Morning Reads - Hack and Bush


Paul Krugman on Heritage Foundation hack Stephen Moore's problem with facts, most recently Moore's ridiculous Wall Street Journal op/ed on the Affordable Care Act:
[T]his is a guy who has a troubled relationship with facts. I don’t mean that he’s a slick dissembler; I mean that he seems more or less unable to publish an article without filling it with howlers — true, all erring in the direction he wants — in a way that ends up doing his cause a disservice. For example, his attempt to refute something I wrote about Kansas ended up being mainly a story about why Stephen can’t count, which presumably wasn’t his intention. 
But here’s the mystery: evidently Moore has had a successful career. Why? 
Think about Heritage: It’s immensely wealthy, and could surely afford to hire a technically competent right-wing hack. The Wall Street Journal, similarly, could have attracted someone much less likely to trip over his own intellectual shoelaces. Again, the problem isn’t even that Moore got the macroeconomics of recent years all wrong, although he did; it’s the inability to write without making embarrassing mistakes.

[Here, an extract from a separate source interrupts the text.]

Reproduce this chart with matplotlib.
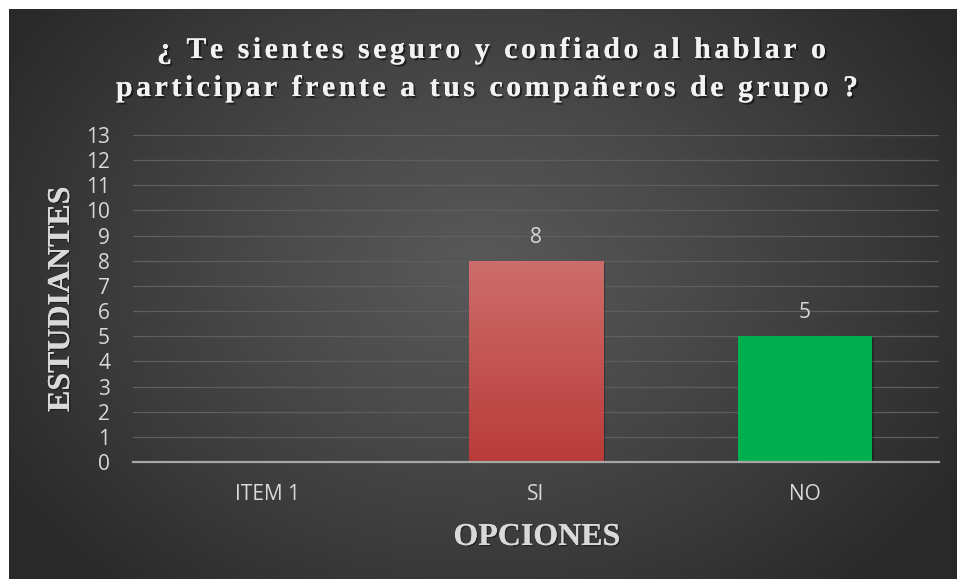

Moore and all the other hacks on wingnut welfare aren't particularly concerned with the facts because they know their audience isn't going to research what they wrote.  They get paid, handsomely, to feed b.s. to the angry and perpetually misinformed (more about the overall scam here).

Dana Milbank on "own man" John Ellis "J.E.B." Bush's carrying on the Bush family traditions:
When he addressed the Chicago Council on Global Affairs luncheon at the Fairmont, he combined his father’s awkward oratory with his brother’s mangled syntax and malapropisms. Like his brother, he said “nucular” instead of “nuclear,” and he hunched over the lectern with both hands on it — but instead of exuding folksiness, as his brother does, he oozed discomfort. 
A top priority, he explained, is “reforming a broken immigration system and turning it into an economic — a catalytic converter for sustained economic growth.” 
Presumably he was reaching for “catalyst” but instead came up with an automotive emissions-control device. 
There's lots, lots more where that came from, all in one speech.  And, remember:  he's supposed to be the "smart Bush."